Tracking Down the Route to the SM with Inflation and Gravitational Waves

TL;DR

This paper investigates how gravitational wave signals from topological defects and phase transitions in supersymmetric SO(10) models can reveal the symmetry breaking history and distinguish between supersymmetric and non-supersymmetric origins.

Contribution

It provides explicit calculations of gravitational wave profiles from various sources in supersymmetric SO(10) models, linking them to symmetry breaking scales and potential detection.

Findings

Gravitational wave signals depend on intermediate symmetry breaking scales.

Examples with multiple gravitational wave sources are difficult to realize.

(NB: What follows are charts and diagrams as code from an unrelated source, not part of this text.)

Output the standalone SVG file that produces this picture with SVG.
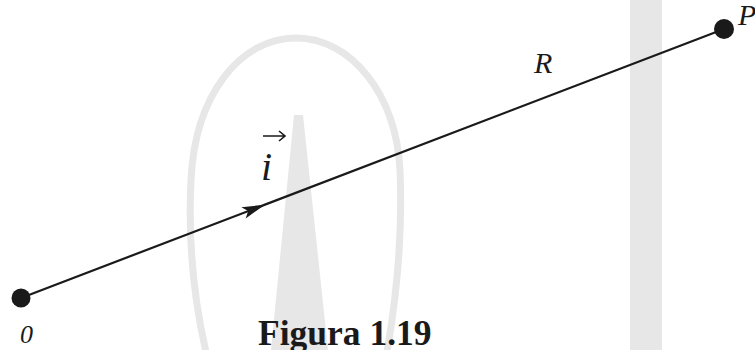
<svg xmlns="http://www.w3.org/2000/svg" width="755" height="350" viewBox="0 0 755 350">
  <style>
    .wm { fill: #e7e7e7; }
    .wmline { fill: none; stroke: #e7e7e7; stroke-width: 7; }
    .lbl { font-family: "Liberation Serif", "Times New Roman", serif; font-style: italic; fill: #1a1a1a; }
    .cap { font-family: "Liberation Serif", "Times New Roman", serif; font-weight: bold; fill: #1a1a1a; }
    .conn { fill: none; stroke: #1a1a1a; stroke-width: 2.2; }
    .dot { fill: #1a1a1a; }
  </style>
  <defs>
    <marker id="arr" markerUnits="userSpaceOnUse" refX="0" refY="0" markerWidth="30" markerHeight="30" orient="auto" viewBox="-25 -10 30 20" overflow="visible">
      <path d="M0,0 L-23,-6 L-18,0 L-23,6 Z" fill="#1a1a1a"/>
    </marker>
  </defs>
  <rect width="755" height="350" fill="#ffffff"/>
  <g id="watermark">
    <path class="wmline" d="M 206 352 C 194 300, 188 240, 191 180 C 195 95, 240 38, 296 38 C 352 38, 396 95, 400 170 C 403 240, 396 300, 387 352"/>
    <polygon class="wm" points="294,115 303,115 328,350 271,350"/>
    <rect class="wm" x="630" y="0" width="32" height="350"/>
  </g>
  <g id="connectors">
    <polyline class="conn" points="21,298 265,204.63 724,29" marker-mid="url(#arr)"/>
  </g>
  <g id="node-O">
    <circle class="dot" cx="21" cy="298" r="9.5"/>
    <text class="lbl" x="20" y="343" font-size="26">0</text>
  </g>
  <g id="node-P">
    <circle class="dot" cx="724" cy="29" r="10"/>
    <text class="lbl" x="738" y="25" font-size="30">P</text>
  </g>
  <g id="label-R">
    <text class="lbl" x="534" y="73" font-size="30">R</text>
  </g>
  <g id="label-i">
    <text class="lbl" x="261" y="180" font-size="40">i</text>
    <path d="M263,136 L285,136 M279,131 L285,136 L279,141" fill="none" stroke="#1a1a1a" stroke-width="1.6"/>
  </g>
  <g id="caption">
    <text class="cap" x="258" y="345" font-size="35.5">Figura 1.19</text>
  </g>
</svg>
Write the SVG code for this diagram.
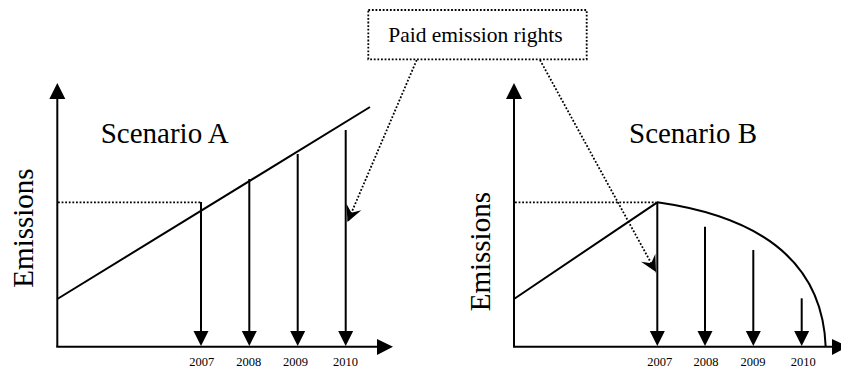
<svg xmlns="http://www.w3.org/2000/svg" width="841" height="369" viewBox="0 0 841 369">
  <style>
    .ln { stroke: #000; stroke-width: 2; fill: none; }
    .hd { fill: #000; stroke: none; }
    .dot { stroke: #000; stroke-width: 1.8; fill: none; stroke-dasharray: 1.8 1.8; }
    .big { font-family: "Liberation Serif", "DejaVu Serif", serif; font-size: 29px; fill: #000; }
    .yr { font-family: "Liberation Serif", "DejaVu Serif", serif; font-size: 12.5px; fill: #000; text-anchor: middle; }
    .lbl { font-family: "Liberation Serif", "DejaVu Serif", serif; font-size: 21.5px; fill: #000; text-anchor: middle; }
  </style>
  <defs>
    <marker id="stealth" markerUnits="userSpaceOnUse" markerWidth="20" markerHeight="20" viewBox="-14 -8 16 16" refX="0" refY="0" orient="auto">
      <path d="M0,0 L-13,-6.5 L-8,0 L-13,6.5 Z" fill="#000"/>
    </marker>
  </defs>
  <rect width="841" height="369" fill="#fff"/>

  <!-- Scenario A chart -->
  <g id="chart-a">
    <line class="ln" x1="57.3" y1="347" x2="57.3" y2="98"/>
    <polygon class="hd" points="49.3,99 65.3,99 57.3,83"/>
    <line class="ln" x1="56.3" y1="346.7" x2="378" y2="346.7"/>
    <polygon class="hd" points="377,339 377,355 393,346.7"/>
    <line class="ln" x1="57.3" y1="299" x2="370" y2="107"/>
    <line class="dot" x1="58" y1="202.3" x2="201" y2="202.3"/>
    <text class="big" x="100.7" y="143">Scenario A</text>
    <text class="big" transform="translate(33 228) rotate(-90)" text-anchor="middle">Emissions</text>
  </g>

  <!-- Scenario A yearly arrows -->
  <g id="arrows-a">
    <line class="ln" x1="201" y1="202" x2="201" y2="332"/>
    <polygon class="hd" points="193.5,331 208.5,331 201,346"/>
    <line class="ln" x1="249.3" y1="179" x2="249.3" y2="332"/>
    <polygon class="hd" points="241.8,331 256.8,331 249.3,346"/>
    <line class="ln" x1="297.7" y1="154" x2="297.7" y2="332"/>
    <polygon class="hd" points="290.2,331 305.2,331 297.7,346"/>
    <line class="ln" x1="345.7" y1="130" x2="345.7" y2="332"/>
    <polygon class="hd" points="338.2,331 353.2,331 345.7,346"/>
    <text class="yr" x="201.8" y="366">2007</text>
    <text class="yr" x="248.7" y="366">2008</text>
    <text class="yr" x="295.5" y="366">2009</text>
    <text class="yr" x="345.5" y="366">2010</text>
  </g>

  <!-- Scenario B chart -->
  <g id="chart-b">
    <line class="ln" x1="514" y1="347" x2="514" y2="98"/>
    <polygon class="hd" points="506,99 522,99 514,83"/>
    <line class="ln" x1="513" y1="346.7" x2="833" y2="346.7"/>
    <polygon class="hd" points="832,339 832,355 848,346.7"/>
    <path class="ln" d="M514,299 L657.3,202.3 C740,214 822,248 825.7,347"/>
    <line class="dot" x1="515" y1="202.3" x2="656" y2="202.3"/>
    <text class="big" x="629" y="143">Scenario B</text>
    <text class="big" transform="translate(490 251.7) rotate(-90)" text-anchor="middle">Emissions</text>
  </g>

  <!-- Scenario B yearly arrows -->
  <g id="arrows-b">
    <line class="ln" x1="657.3" y1="202" x2="657.3" y2="332"/>
    <polygon class="hd" points="649.8,331 664.8,331 657.3,346"/>
    <line class="ln" x1="705" y1="226.7" x2="705" y2="332"/>
    <polygon class="hd" points="697.5,331 712.5,331 705,346"/>
    <line class="ln" x1="753.3" y1="250" x2="753.3" y2="332"/>
    <polygon class="hd" points="745.8,331 760.8,331 753.3,346"/>
    <line class="ln" x1="801.7" y1="298.3" x2="801.7" y2="332"/>
    <polygon class="hd" points="794.2,331 809.2,331 801.7,346"/>
    <text class="yr" x="659.7" y="366">2007</text>
    <text class="yr" x="706" y="366">2008</text>
    <text class="yr" x="753" y="366">2009</text>
    <text class="yr" x="803.3" y="366">2010</text>
  </g>

  <!-- Callout box -->
  <g id="callout">
    <rect class="dot" x="368.3" y="10" width="218.4" height="49.3"/>
    <text class="lbl" x="475.4" y="41.7">Paid emission rights</text>
  </g>

  <!-- Callout connectors -->
  <g id="connectors">
    <line class="dot" x1="416.7" y1="60" x2="347.5" y2="222" marker-end="url(#stealth)"/>
    <line class="dot" x1="540" y1="60" x2="656" y2="272" marker-end="url(#stealth)"/>
  </g>
</svg>
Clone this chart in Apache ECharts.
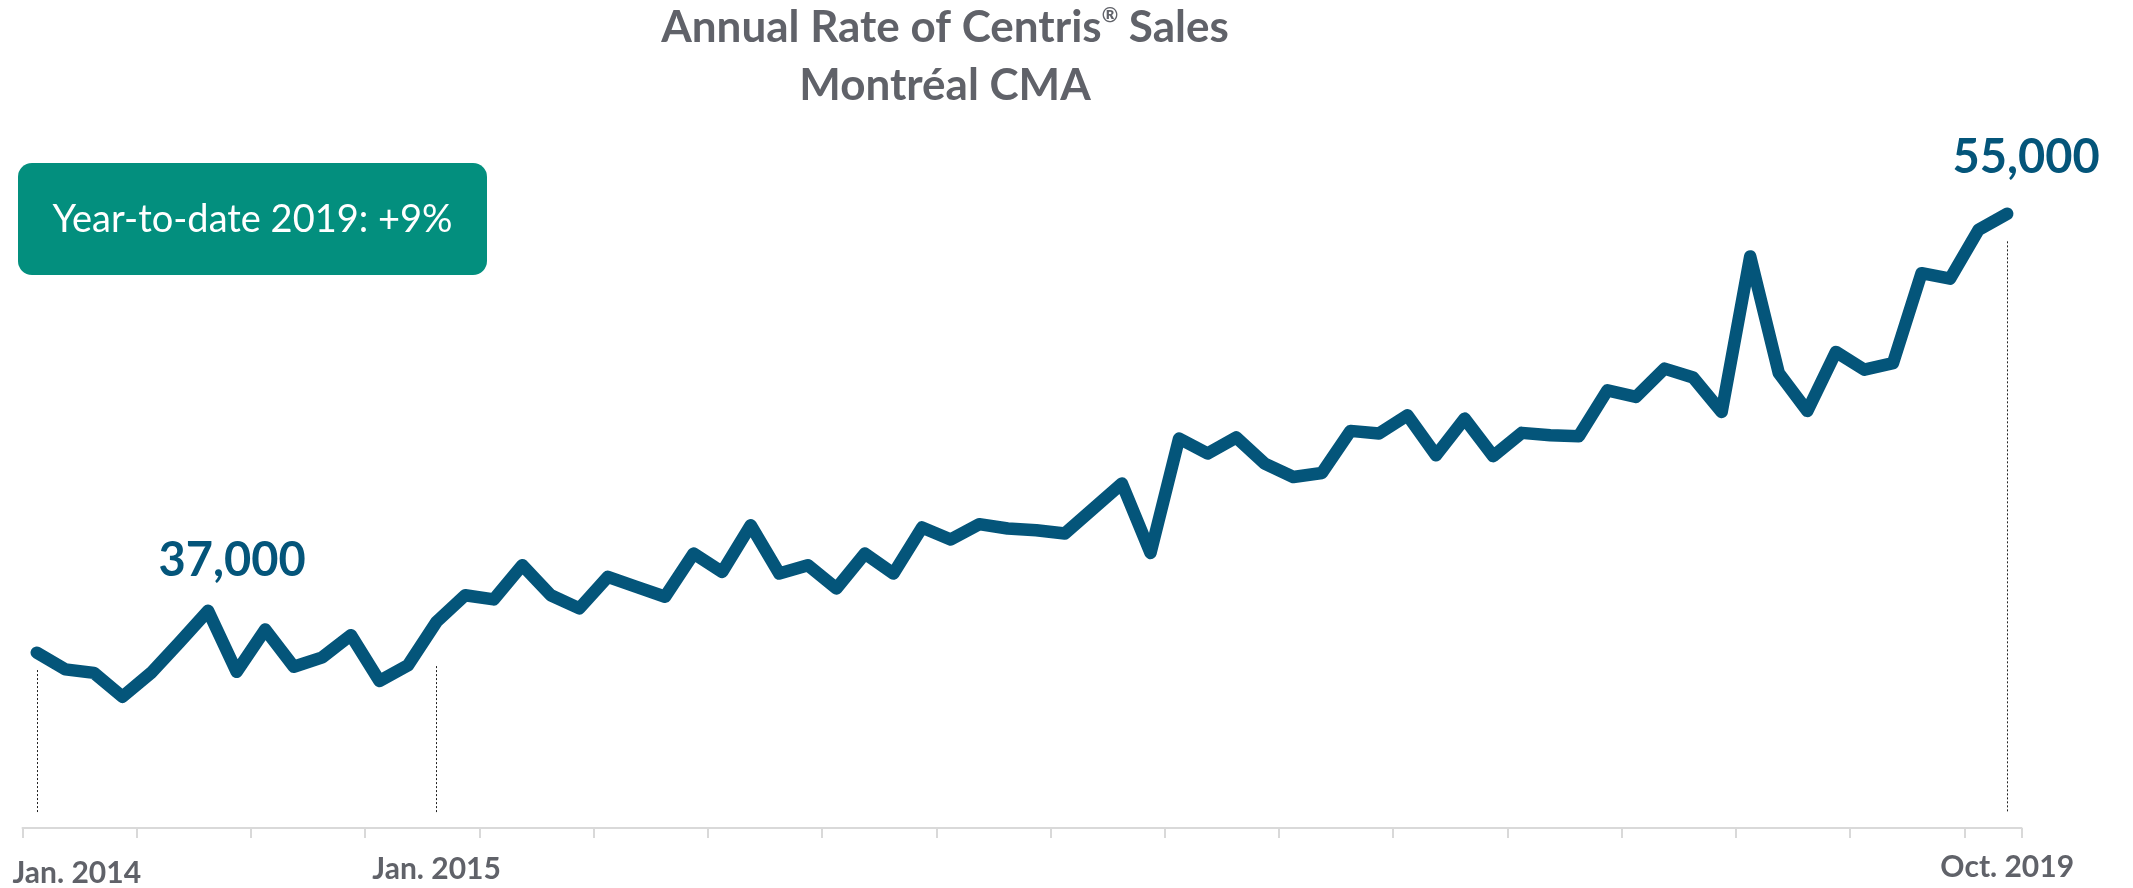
<!DOCTYPE html>
<html>
<head>
<meta charset="utf-8">
<script src="https://cdn.jsdelivr.net/npm/echarts@6/dist/echarts.min.js"></script>
<style>
html,body{margin:0;padding:0;background:#ffffff;}
#chart{width:2133px;height:888px;}
</style>
</head>
<body>
<div id="chart"></div>
<script>
// ---- data ----
const monthNames = ['Jan','Feb','Mar','Apr','May','Jun','Jul','Aug','Sep','Oct','Nov','Dec'];
const categories = [];
for (let y = 2014; y <= 2019; y++) {
  for (let m = 0; m < 12; m++) {
    if (y === 2019 && m > 9) break;
    categories.push(monthNames[m] + ' ' + y);
  }
}
// annual rate of Centris sales
const salesRate = [
  34990,34230,34070,32980,34070,35470,36900,34120,36050,34350,
  34780,35790,33700,34420,36400,37610,37420,38980,37610,37010,
  38450,37990,37540,39510,38670,40800,38600,38980,37920,39510,
  38600,40700,40150,40850,40650,40570,40420,41560,42700,39540,
  44750,44070,44800,43610,43000,43180,45100,44980,45810,43990,
  45660,43950,45010,44900,44860,46950,46650,47940,47530,45960,
  53050,47740,46010,48700,47890,48190,52290,52040,54270,55000
];
// tick labels shown on the axis (by category index)
const tickLabelIndex = [0, 14, 69];
const tickLabelText = ['Jan. 2014', 'Jan. 2015', 'Oct. 2019'];
// value callouts
const calloutIndex = [6, 69];
const calloutText = ['37,000', '55,000'];
// dotted guide lines: category index, top value, bottom value
const guideIndex = [0, 14, 69];
const guideTop = [34200, 34380, 53740];
const guideBottom = [27680, 27680, 27680];
const titleLines = ['Annual Rate of Centris{sup|®} Sales', 'Montréal CMA'];
const boxText = 'Year-to-date 2019: +9%';

// ---- chart ----
const LINE = '#04557a';
const GREY = '#606269';
const chart = echarts.init(document.getElementById('chart'), null, {renderer: 'canvas'});

const calloutData = calloutIndex.map((c, k) => ({
  coord: [c, salesRate[c]],
  label: {
    show: true,
    formatter: calloutText[k],
    position: 'top',
    distance: k === 0 ? 26 : 32,
    offset: k === 0 ? [24, 0] : [19, 0],
    fontFamily: 'Lato',
    fontWeight: 'bold',
    fontSize: 47,
    color: LINE
  }
}));

const guideData = guideIndex.map((c, i) => [
  {coord: [c, guideTop[i]]},
  {coord: [c, guideBottom[i]]}
]);

const axisFont = {fontFamily: 'Lato', fontWeight: 'bold', fontSize: 30, lineHeight: 30, color: GREY};

chart.setOption({
  animation: false,
  backgroundColor: '#ffffff',
  grid: {left: 22.5, right: 111.5, top: 104, bottom: 60, containLabel: false, outerBoundsMode: 'none'},
  xAxis: {
    type: 'category',
    data: categories,
    boundaryGap: true,
    axisLine: {show: true, lineStyle: {color: '#d9d9d9', width: 2}},
    axisTick: {show: true, interval: 3, length: 10, lineStyle: {color: '#d9d9d9', width: 2}},
    splitLine: {show: false},
    axisLabel: Object.assign({
      show: true,
      interval: (idx) => tickLabelIndex.indexOf(idx) >= 0,
      margin: 26,
      hideOverlap: false,
      formatter: (val, idx) => {
        const k = tickLabelIndex.indexOf(idx);
        if (k < 0) return '';
        if (k === 0) return '{first|' + tickLabelText[k] + '}';
        if (k === 2) return '{last|' + tickLabelText[k] + '}';
        return tickLabelText[k];
      },
      rich: {
        first: Object.assign({padding: [8, 0, 0, 80]}, axisFont),
        last: Object.assign({padding: [-3, 0, 0, 0]}, axisFont)
      }
    }, axisFont)
  },
  yAxis: {
    type: 'value',
    min: 27000,
    max: 60000,
    show: false,
    splitLine: {show: false}
  },
  series: [{
    type: 'line',
    data: salesRate,
    showSymbol: false,
    symbol: 'none',
    lineStyle: {color: LINE, width: 12.5, cap: 'round', join: 'round'},
    itemStyle: {color: LINE},
    markPoint: {
      silent: true,
      symbol: 'circle',
      symbolSize: 1,
      itemStyle: {color: 'rgba(0,0,0,0)'},
      data: calloutData
    },
    markLine: {
      silent: true,
      symbol: ['none', 'none'],
      label: {show: false},
      lineStyle: {color: '#222222', type: [2, 2], width: 1},
      data: guideData
    }
  }],
  graphic: [
    {
      type: 'text',
      x: 945, y: 28,
      style: {
        text: titleLines[0],
        font: 'bold 44px Lato',
        fill: GREY,
        align: 'center',
        verticalAlign: 'middle',
        rich: {
          sup: {fontFamily: 'Lato', fontWeight: 'bold', fontSize: 20, fill: GREY, verticalAlign: 'top', padding: [0, 0, 14, 0]}
        }
      }
    },
    {
      type: 'text',
      x: 945, y: 86,
      style: {
        text: titleLines[1],
        font: 'bold 44px Lato',
        fill: GREY,
        align: 'center',
        verticalAlign: 'middle'
      }
    },
    {
      type: 'rect',
      shape: {x: 18, y: 163, width: 469, height: 112, r: 14},
      style: {fill: '#038f7e'}
    },
    {
      type: 'text',
      x: 252.5, y: 220,
      style: {
        text: boxText,
        font: '38px Lato',
        fill: '#ffffff',
        align: 'center',
        verticalAlign: 'middle'
      }
    }
  ]
});
</script>
</body>
</html>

Predicted signals may require high-frequency detectors in the kHz to MHz range.

Abstract

We explore supersymmetric SO(10) models predicting observable proton decay and various topological defects which produce different shapes and strengths of gravitational wave backgrounds depending on the scales of intermediate symmetry breaking and inflation as well. We compare these to their non-supersymmetric counterparts. By identifying the scales at which gravitational wave signals appear, we would be able to track down a particular breaking chain and discern if it has a supersymmetric origin or not. It would also be useful to observe gravitational waves from more than one source among all possible topological defects and first order phase transitions for a realistic breaking chain. For these purposes, we work out specific examples in which the grand unification and relevant intermediate scales are calculable explicitly. It turns out that examples with gravitational waves from different sources are quite difficult to obtain, and the predicted gravitational wave profiles from domain walls and first order phase transitions obtained in some examples will require detectors in the kHz to MHz region.